I have $r'=q/2$, $1<r<2$. From these I want to derive $$1+\frac{1}{(p/r)'}\ge r-1+\frac{1}{p/r}$$ and it is the same as $$3p'\le q.$$
I've tried several times, but I failed to derive second inequality from the first. And is there any relation between $r,r',p,p'$ and $(p/r)', (p/r)$? If so what is it?
I am sorry, I couldn't come up with a nice expression for $\left(\frac{p}{r}\right)'$. But I'm stubborn, so...
We have $\left(\frac{p}{r}\right)'=\frac{\frac{p}{r}}{\frac{p}{r}-1}=\frac{p}{p-r}$ and, since $r'=\frac{q}{2}$, we have $r=\frac{r'}{r'-1}=\frac{q}{q-2}$.

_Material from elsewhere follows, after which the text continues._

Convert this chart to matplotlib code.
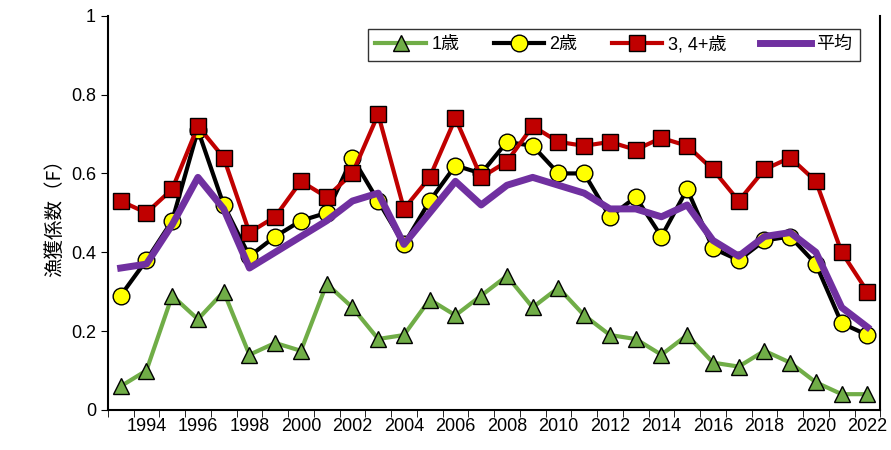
import matplotlib
matplotlib.use("Agg")
import matplotlib.pyplot as plt

plt.rcParams['font.family'] = ['Liberation Sans', 'Noto Sans CJK JP', 'DejaVu Sans']

years = list(range(1993, 2023))
age1 = [.06,.10,.29,.23,.30,.14,.17,.15,.32,.26,.18,.19,.28,.24,.29,.34,.26,.31,.24,.19,.18,.14,.19,.12,.11,.15,.12,.07,.04,.04]
age2 = [.29,.38,.48,.71,.52,.39,.44,.48,.50,.64,.53,.42,.53,.62,.60,.68,.67,.60,.60,.49,.54,.44,.56,.41,.38,.43,.44,.37,.22,.19]
age34 = [.53,.50,.56,.72,.64,.45,.49,.58,.54,.60,.75,.51,.59,.74,.59,.63,.72,.68,.67,.68,.66,.69,.67,.61,.53,.61,.64,.58,.40,.30]
mean = [.36,.37,.47,.59,.51,.36,.40,.44,.48,.53,.55,.42,.50,.58,.52,.57,.59,.57,.55,.51,.51,.49,.52,.43,.39,.44,.45,.40,.26,.21]
xticklabels = [str(y) for y in range(1994, 2023, 2)]

fig = plt.figure(figsize=(8.91, 4.5), dpi=100)
ax = fig.add_axes([0.121, 0.089, 0.867, 0.876])
ax.plot(years, age1, color='#70AD47', lw=3, marker='^', ms=11, mfc='#70AD47', mec='black', mew=1, label='1歳', zorder=3)
ax.plot(years, age2, color='black', lw=3, marker='o', ms=12, mfc='#FFFF00', mec='black', mew=1, label='2歳', zorder=4)
ax.plot(years, age34, color='#C00000', lw=3, marker='s', ms=11, mfc='#C00000', mec='black', mew=1, label='3, 4+歳', zorder=5)
ax.plot(years, mean, color='#7030A0', lw=5, label='平均', zorder=6)

ax.set_xlim(1992.5, 2022.5)
ax.set_ylim(0, 1)
ax.set_yticks([0, 0.2, 0.4, 0.6, 0.8, 1])
ax.set_yticklabels(['0', '0.2', '0.4', '0.6', '0.8', '1'], fontsize=13)
ax.set_xticks(range(1994, 2023, 2))
ax.set_xticklabels(xticklabels, fontsize=13)
ax.set_xticks([y + 0.5 for y in range(1992, 2023)], minor=True)
ax.tick_params(axis='x', which='major', length=0, pad=6)
ax.tick_params(axis='x', which='minor', length=5, direction='out')
ax.tick_params(axis='y', direction='out', length=5)
ax.set_ylabel('漁獲係数（F）', fontsize=14, family=['Noto Sans CJK JP'])
for s in ax.spines.values():
    s.set_linewidth(1.5)
ax.spines['top'].set_visible(False)
leg = ax.legend(loc='upper right', ncol=4, frameon=True, fancybox=False,
                edgecolor='black', handlelength=2.8, handletextpad=0.3, columnspacing=1.9,
                bbox_to_anchor=(0.985, 0.99),
                prop={'family': ['Liberation Sans', 'Noto Sans CJK JP'], 'size': 13})
leg.get_frame().set_linewidth(1)
fig.savefig('out.png', dpi=100)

Then we have \begin{align} 1 + \frac{1}{\left(\frac{p}{r}\right)'} & \geq r-1 + \frac{1}{\left(\frac{p}{r}\right)} \\ 1 + \frac{p-r}{p} & \geq r-1 + \frac{r}{p} \\ 1+ \frac{p -\frac{q}{q-2} }{p} & \geq \frac{q}{q-2} -1 + \frac{\frac{q}{q-2}}{p} \\ 1 + \frac{pq -2p -q}{pq -2p} & \geq \frac{q}{q-2} -1 + \frac{q}{pq-2p} \\ \frac{pq -2p +pq-2p -q}{pq-2p} & \geq \frac{pq-pq +2p + q}{pq-2p} \\ 2pq-4p-q & \geq 2p + q \\ 2pq -2q & \geq 6p \\ pq -q & \geq 3p \\ q & \geq 3 \frac{p}{p-1}, \end{align} which is $q \geq 3p'$.
Note that we were able to simplify the denominator without changing the inequality, because by hypothesis $r<2$, hence $r'=\frac{q}{2} >2$ so that $q > 4$ and so $pq-2p>0$.